The defining quality of National’s campaign, as far as it
can be determined at this point, is that it is obsessively
risk-averse – an exquisite irony when you consider that
party leader John Key originally made his reputation, and his
millions, as an audacious foreign exchange trader with
ice-cool nerve.
Pragmatically
speaking, of course, there is no earthly reason why National
should risk frightening the voters when it can coast into
office by playing safe. But politics should be about more than
pragmatism. Some people (me, for example) are still
sufficiently naïve and idealistic to look to political
leaders for vision and inspiration, for a sense of what sort
of country New Zealand could be if it were led in a bold new
direction. John Key’s National Party, unfortunately, offers
no such vision. Former leader Don Brash got close, but allowed
himself to be repackaged by his minders as a non-threatening
“mainstream” politician – and appears to have regretted
it ever since.
Of
course there’s an alternative explanation for National’s
apparent timidity. This is the “secret agenda” theory, so
eagerly promoted by Labour, which holds that the benign smile
on John Key’s face is a trap; that National has a set of
extremist tricks up its sleeve but won’t declare its hand.

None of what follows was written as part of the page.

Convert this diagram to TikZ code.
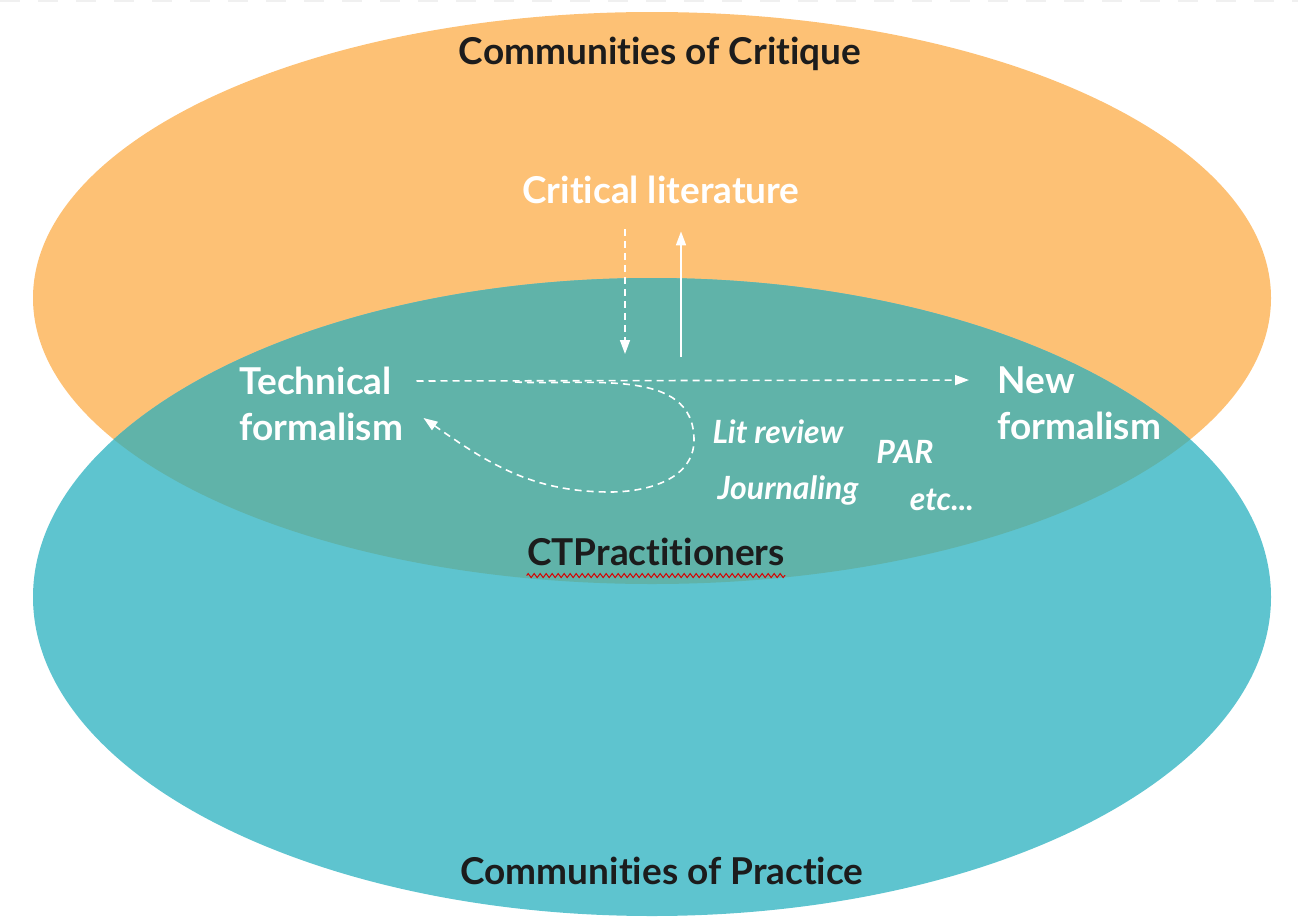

Personally I don’t buy this, but if it’s true then
National deserves to be rejected for the simple reason that
politicians in a western democracy are supposed to be open and
honest about their intentions. It was precisely because the
public became cynical about undisclosed agendas – Labour’s
in the 1980s, National’s in the 1990s – that we allowed
ourselves to be suckered into the great electoral con job
known as MMP.
Here’s
the problem, then: Key seems a genuinely decent and affable
sort of bloke – but should we elect our leaders on the basis
of their apparent decency and affability? I look for something
deeper. At the very least I look for some clear indication of
what a party stands for, philosophically. I know what Labour,
the Greens and the Maori Party stand for, and even if I
don’t agree with them I can at least respect them for having
some sort of coherent ideological framework. But when I look
at National all I see is a party that seems prepared to make
whatever trade-offs and compromises are necessary to win
office. That may be realpolitik, but I don’t believe it’s
enough to inspire confidence and respect from voters.
It
strikes me as very telling that John Key’s most visceral
response to anything since he became party leader came in
March this year when ACT leader Rodney Hide proposed that Sir
Roger Douglas should sit in a National-ACT Cabinet. In a rare
flash of something approaching passion, Key made a statement
that could have been scripted by a Labour Party spin-doctor:
“I’m not going to go and run a government that slashes
benefits and privatises off all the assets that the state
continues to own; I’m not going to run a radical agenda.”
That the National leader should be so eager to distance
himself from a party that champions small government and
private enterprise – once the ideological touchstones of
National itself – was a graphic illustration of how far
National has drifted in its bid to capture the centre ground.
I
said before that the choices facing voters in this election
have never been less clearcut, but I should qualify that. The
choices may not be as clearcut as some of us might like
between Labour and National, but MMP, for all its flaws, does
give voters other options. One of the sub-plots of the
election will be whether ACT supporters throw their weight
behind National to help ensure Labour’s defeat, or stay true
to Rodney Hide’s party in the hope that a few more ACT MPs
in Parliament will put some steel into National’s spine.